##### RECORD SET
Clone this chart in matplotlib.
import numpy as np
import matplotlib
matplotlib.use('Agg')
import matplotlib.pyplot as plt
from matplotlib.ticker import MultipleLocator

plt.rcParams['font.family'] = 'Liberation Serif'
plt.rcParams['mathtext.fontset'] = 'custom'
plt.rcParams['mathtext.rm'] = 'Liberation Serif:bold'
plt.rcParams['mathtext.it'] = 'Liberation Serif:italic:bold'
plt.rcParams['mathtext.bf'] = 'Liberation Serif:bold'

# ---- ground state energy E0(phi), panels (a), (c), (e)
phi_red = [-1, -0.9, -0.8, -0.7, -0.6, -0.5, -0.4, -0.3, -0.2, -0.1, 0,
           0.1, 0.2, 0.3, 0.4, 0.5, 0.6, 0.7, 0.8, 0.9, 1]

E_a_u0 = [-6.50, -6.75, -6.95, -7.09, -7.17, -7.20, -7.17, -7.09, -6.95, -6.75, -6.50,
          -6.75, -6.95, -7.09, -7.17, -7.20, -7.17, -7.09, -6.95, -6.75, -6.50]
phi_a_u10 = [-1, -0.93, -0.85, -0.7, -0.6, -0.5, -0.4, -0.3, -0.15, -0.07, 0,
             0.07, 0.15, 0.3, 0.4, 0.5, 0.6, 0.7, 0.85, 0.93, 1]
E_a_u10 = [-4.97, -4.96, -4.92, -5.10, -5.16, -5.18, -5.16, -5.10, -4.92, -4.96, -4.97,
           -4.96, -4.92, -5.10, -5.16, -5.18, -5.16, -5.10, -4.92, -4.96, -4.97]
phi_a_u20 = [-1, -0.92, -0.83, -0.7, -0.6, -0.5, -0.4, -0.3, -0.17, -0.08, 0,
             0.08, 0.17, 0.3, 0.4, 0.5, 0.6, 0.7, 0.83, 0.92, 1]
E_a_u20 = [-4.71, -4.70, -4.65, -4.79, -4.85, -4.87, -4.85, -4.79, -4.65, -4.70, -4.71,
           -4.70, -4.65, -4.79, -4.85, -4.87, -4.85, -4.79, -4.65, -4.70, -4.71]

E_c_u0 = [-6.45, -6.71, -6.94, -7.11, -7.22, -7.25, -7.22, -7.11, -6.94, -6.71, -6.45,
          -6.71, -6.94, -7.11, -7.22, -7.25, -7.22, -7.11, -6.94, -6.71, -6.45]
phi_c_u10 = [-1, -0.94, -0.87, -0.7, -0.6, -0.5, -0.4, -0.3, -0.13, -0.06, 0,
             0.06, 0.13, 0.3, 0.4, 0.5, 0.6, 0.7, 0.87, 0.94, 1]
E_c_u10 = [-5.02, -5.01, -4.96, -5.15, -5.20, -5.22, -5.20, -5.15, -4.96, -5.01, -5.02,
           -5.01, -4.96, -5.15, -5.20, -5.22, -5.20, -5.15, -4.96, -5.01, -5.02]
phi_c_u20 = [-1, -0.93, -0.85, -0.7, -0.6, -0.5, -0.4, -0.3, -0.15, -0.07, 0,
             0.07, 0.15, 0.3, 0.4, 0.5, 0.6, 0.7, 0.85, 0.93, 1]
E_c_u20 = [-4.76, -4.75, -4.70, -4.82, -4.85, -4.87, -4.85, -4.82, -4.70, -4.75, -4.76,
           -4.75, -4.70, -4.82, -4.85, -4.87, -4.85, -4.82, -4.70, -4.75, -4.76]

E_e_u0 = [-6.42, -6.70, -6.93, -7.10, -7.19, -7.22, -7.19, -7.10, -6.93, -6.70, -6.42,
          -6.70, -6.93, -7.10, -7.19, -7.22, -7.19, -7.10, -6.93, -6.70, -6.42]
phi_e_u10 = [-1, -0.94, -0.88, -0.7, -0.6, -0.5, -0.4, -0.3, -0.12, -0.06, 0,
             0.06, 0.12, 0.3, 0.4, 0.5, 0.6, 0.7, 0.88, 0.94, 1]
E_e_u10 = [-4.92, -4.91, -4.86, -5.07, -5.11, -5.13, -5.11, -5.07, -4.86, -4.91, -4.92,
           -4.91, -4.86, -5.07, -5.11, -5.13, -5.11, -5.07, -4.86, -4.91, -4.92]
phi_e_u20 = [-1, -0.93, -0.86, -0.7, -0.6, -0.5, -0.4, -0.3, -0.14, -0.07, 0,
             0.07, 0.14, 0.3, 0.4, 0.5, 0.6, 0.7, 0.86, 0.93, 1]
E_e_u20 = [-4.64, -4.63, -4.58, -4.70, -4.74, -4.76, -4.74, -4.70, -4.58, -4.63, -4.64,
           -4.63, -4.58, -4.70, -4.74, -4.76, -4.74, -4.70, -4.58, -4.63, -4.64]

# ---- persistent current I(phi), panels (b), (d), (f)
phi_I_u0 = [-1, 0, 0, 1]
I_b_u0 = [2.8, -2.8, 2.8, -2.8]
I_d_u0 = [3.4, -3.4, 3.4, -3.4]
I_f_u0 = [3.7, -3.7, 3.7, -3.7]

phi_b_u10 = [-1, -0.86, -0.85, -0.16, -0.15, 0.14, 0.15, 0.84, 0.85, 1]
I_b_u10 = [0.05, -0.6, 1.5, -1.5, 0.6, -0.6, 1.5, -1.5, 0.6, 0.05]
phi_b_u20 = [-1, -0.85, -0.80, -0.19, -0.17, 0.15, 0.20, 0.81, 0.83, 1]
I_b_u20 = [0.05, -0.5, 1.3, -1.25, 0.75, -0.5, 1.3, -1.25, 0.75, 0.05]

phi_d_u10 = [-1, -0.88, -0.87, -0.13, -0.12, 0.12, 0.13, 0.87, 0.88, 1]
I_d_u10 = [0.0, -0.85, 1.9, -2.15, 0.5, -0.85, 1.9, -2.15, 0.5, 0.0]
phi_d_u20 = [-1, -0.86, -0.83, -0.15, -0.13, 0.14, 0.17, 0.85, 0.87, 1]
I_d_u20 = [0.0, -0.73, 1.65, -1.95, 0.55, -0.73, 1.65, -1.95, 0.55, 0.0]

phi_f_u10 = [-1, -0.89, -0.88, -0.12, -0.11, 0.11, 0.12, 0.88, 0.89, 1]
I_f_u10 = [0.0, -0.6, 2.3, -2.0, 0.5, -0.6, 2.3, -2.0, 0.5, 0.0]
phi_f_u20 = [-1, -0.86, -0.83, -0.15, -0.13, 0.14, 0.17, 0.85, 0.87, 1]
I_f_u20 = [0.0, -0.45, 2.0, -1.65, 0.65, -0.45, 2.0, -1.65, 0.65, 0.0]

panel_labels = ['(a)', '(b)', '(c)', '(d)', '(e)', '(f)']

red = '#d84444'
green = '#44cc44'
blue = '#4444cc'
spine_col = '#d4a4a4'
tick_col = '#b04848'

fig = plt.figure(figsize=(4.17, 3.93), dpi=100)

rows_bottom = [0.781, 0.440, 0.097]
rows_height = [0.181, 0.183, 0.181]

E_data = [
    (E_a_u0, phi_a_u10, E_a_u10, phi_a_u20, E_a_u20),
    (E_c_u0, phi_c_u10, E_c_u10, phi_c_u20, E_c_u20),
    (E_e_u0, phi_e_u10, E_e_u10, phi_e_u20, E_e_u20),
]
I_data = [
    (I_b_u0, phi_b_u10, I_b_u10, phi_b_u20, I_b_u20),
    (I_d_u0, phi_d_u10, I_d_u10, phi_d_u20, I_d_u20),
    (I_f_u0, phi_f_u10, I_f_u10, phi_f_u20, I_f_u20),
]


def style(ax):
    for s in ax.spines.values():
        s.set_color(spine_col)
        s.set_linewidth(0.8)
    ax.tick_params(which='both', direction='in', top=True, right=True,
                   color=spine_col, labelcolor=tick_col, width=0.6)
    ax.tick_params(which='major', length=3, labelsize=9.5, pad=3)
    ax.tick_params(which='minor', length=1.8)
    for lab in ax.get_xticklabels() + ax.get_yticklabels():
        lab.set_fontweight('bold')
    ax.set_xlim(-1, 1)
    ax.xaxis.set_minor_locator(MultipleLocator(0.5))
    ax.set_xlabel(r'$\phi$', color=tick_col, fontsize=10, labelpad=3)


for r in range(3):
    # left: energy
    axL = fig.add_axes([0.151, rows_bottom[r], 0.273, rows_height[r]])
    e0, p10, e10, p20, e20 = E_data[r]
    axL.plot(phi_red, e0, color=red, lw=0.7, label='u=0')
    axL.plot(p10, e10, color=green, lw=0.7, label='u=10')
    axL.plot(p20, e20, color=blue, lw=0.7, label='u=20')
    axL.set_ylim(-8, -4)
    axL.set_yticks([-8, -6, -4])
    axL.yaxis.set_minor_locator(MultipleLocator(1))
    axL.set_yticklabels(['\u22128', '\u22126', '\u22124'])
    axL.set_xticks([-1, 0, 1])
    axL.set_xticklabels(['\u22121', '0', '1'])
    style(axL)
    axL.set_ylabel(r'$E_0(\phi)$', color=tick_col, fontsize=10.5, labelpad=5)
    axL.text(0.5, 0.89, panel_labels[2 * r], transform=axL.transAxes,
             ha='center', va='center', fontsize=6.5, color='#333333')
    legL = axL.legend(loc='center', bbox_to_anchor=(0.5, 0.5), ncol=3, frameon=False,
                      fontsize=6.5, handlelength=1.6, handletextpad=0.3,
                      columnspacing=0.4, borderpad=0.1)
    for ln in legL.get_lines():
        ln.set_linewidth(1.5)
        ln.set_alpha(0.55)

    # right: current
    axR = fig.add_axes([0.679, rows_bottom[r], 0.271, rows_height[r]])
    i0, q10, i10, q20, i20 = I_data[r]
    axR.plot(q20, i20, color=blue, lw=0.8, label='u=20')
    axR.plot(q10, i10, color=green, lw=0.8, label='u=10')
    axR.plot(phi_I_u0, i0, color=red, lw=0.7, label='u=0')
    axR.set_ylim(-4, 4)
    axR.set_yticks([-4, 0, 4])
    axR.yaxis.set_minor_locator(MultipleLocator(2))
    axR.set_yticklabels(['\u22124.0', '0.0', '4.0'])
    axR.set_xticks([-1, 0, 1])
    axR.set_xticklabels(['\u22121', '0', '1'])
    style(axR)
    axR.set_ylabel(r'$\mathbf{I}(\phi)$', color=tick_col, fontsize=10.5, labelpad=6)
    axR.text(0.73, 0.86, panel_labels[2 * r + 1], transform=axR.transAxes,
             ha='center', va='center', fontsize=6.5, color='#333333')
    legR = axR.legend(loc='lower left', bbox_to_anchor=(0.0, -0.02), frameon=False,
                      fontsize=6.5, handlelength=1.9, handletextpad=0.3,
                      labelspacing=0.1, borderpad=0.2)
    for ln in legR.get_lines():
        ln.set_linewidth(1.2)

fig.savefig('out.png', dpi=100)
##########
##### RECORD SET
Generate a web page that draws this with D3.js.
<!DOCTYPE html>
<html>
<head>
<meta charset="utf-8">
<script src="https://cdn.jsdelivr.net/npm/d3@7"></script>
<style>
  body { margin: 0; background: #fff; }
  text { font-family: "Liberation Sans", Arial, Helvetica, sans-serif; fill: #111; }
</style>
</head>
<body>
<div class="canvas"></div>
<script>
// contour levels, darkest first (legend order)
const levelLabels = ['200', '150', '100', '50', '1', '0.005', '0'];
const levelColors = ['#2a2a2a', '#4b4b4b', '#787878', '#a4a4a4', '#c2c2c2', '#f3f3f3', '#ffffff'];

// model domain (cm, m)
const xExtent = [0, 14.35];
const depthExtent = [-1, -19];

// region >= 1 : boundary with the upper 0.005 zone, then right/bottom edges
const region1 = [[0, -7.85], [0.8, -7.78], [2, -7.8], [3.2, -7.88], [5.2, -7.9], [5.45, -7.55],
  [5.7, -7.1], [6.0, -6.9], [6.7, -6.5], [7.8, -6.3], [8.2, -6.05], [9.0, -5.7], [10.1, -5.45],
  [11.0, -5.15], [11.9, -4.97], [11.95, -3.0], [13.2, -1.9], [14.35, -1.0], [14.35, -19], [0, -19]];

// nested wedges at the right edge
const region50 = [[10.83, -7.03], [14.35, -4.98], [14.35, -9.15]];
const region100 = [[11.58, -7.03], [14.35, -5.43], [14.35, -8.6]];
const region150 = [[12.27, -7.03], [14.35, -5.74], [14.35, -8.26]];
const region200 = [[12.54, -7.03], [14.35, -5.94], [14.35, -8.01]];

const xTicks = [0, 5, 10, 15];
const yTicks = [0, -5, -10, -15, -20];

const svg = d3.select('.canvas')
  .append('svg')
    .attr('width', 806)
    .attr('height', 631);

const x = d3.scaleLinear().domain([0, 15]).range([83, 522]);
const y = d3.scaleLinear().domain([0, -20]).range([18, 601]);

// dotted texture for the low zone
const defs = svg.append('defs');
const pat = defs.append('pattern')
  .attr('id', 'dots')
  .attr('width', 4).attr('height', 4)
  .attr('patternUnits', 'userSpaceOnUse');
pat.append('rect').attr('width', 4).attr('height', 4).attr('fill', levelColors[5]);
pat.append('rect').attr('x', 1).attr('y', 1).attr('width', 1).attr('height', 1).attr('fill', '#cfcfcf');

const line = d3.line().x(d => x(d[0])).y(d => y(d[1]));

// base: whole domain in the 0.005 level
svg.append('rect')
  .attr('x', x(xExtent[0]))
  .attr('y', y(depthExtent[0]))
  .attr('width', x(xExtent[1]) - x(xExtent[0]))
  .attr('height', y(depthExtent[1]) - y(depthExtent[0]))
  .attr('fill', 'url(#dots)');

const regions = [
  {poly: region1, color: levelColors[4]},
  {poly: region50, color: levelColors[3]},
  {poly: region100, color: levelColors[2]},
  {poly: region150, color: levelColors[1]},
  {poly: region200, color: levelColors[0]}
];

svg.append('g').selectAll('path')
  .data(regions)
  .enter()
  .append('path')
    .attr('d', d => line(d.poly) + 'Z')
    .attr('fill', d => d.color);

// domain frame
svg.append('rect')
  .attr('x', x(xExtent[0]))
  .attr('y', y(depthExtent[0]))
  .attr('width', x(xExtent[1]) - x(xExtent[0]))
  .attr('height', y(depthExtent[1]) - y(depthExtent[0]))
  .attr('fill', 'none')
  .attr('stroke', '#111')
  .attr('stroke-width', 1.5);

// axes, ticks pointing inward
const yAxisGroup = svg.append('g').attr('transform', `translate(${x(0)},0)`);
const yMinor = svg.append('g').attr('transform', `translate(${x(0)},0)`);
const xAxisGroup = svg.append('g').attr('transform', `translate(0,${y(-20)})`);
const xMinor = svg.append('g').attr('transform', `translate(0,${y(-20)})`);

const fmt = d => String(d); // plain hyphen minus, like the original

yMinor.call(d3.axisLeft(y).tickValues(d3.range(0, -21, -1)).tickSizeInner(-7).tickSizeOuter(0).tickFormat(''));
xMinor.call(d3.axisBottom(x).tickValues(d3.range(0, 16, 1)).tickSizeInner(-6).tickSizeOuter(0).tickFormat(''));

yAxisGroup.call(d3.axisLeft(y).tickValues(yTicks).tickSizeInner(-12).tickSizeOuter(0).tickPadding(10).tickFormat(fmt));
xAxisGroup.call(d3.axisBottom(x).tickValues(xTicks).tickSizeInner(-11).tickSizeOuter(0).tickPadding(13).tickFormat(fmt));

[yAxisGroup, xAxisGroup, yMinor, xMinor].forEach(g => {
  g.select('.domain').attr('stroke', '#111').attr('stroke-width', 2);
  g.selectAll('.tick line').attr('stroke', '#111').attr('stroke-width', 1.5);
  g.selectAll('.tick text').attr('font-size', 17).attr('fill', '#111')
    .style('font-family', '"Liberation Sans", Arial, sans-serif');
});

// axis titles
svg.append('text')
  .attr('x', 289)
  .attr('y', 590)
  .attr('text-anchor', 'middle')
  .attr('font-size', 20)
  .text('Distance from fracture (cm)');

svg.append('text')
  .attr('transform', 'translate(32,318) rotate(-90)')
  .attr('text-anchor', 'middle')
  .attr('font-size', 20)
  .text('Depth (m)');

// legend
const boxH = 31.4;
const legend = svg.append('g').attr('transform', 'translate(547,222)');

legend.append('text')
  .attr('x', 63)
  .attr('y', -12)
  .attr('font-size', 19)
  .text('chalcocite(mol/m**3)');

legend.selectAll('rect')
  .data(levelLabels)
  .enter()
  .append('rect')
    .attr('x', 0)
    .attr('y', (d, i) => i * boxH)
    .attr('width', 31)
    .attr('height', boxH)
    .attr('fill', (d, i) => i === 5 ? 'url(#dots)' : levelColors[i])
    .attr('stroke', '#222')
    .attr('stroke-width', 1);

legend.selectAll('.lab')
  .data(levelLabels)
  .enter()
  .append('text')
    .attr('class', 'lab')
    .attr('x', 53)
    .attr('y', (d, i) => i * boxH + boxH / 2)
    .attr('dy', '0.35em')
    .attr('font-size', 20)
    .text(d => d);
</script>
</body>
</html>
##########
Repeat the span of lines that opens with the line holding "Clone this chart in matplotlib." and closes with the line holding "plt.rcParams['mathtext.bf'] = 'Liberation", exactly as it stands.

WORKED ANSWER:
Clone this chart in matplotlib.
import numpy as np
import matplotlib
matplotlib.use('Agg')
import matplotlib.pyplot as plt
from matplotlib.ticker import MultipleLocator

plt.rcParams['font.family'] = 'Liberation Serif'
plt.rcParams['mathtext.fontset'] = 'custom'
plt.rcParams['mathtext.rm'] = 'Liberation Serif:bold'
plt.rcParams['mathtext.it'] = 'Liberation Serif:italic:bold'
plt.rcParams['mathtext.bf'] = 'Liberation Serif:bold'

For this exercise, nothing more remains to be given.